• **What needs to be done**
Reproduce every line in the listing that contains the word "React".

• **Material provided**
○ ○ ○ ○

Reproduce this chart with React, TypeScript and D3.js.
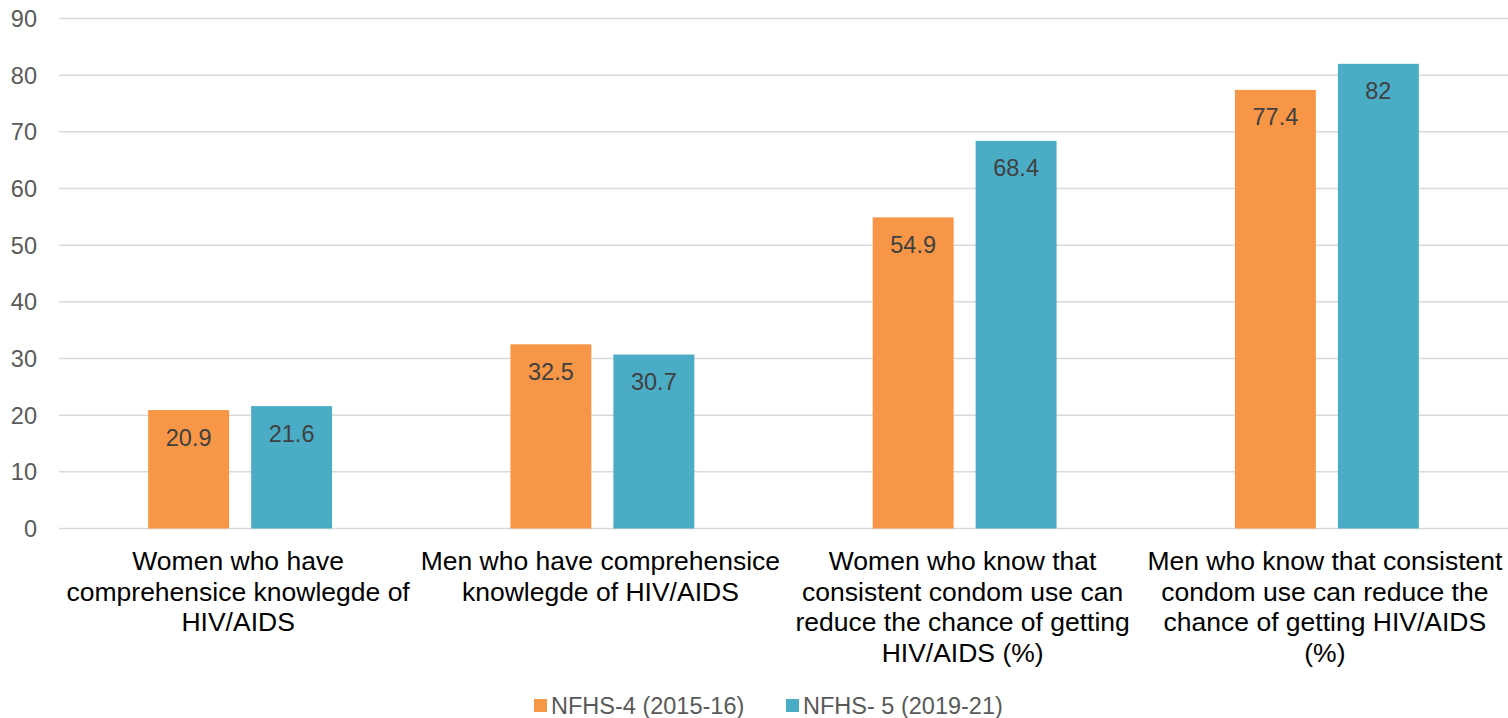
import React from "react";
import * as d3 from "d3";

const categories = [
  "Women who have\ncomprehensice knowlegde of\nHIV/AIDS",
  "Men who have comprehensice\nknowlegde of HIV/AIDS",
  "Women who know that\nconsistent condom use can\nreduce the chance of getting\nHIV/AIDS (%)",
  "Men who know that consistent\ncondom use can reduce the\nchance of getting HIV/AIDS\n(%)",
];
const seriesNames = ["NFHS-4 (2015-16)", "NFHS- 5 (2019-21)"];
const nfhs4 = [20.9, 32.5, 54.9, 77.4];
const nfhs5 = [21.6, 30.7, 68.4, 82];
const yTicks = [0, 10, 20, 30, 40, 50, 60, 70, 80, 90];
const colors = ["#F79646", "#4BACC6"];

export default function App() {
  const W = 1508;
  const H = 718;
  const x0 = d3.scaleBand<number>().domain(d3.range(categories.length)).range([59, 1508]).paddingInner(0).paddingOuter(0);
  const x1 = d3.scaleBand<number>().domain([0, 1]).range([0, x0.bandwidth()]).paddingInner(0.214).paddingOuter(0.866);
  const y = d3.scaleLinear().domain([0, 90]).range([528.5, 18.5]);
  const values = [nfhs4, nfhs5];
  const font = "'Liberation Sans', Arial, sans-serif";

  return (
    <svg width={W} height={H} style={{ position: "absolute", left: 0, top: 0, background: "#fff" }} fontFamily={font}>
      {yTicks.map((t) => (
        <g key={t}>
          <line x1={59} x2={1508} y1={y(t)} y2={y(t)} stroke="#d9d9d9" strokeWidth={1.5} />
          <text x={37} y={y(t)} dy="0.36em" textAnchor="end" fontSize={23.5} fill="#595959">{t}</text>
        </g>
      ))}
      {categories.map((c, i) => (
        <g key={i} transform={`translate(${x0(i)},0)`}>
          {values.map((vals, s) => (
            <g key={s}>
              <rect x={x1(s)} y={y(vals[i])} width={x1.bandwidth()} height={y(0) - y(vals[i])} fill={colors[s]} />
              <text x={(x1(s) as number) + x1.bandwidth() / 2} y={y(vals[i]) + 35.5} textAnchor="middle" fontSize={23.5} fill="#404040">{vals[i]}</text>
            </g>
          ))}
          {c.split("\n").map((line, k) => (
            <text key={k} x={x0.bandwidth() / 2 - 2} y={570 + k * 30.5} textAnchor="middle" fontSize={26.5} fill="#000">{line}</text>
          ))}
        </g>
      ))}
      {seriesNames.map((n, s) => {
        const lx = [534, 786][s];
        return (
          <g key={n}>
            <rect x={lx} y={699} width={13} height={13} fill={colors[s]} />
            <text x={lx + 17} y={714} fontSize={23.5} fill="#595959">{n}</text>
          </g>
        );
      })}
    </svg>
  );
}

○ ○ ○ ○

• **The completed task**
Reproduce this chart with React, TypeScript and D3.js.
import React from "react";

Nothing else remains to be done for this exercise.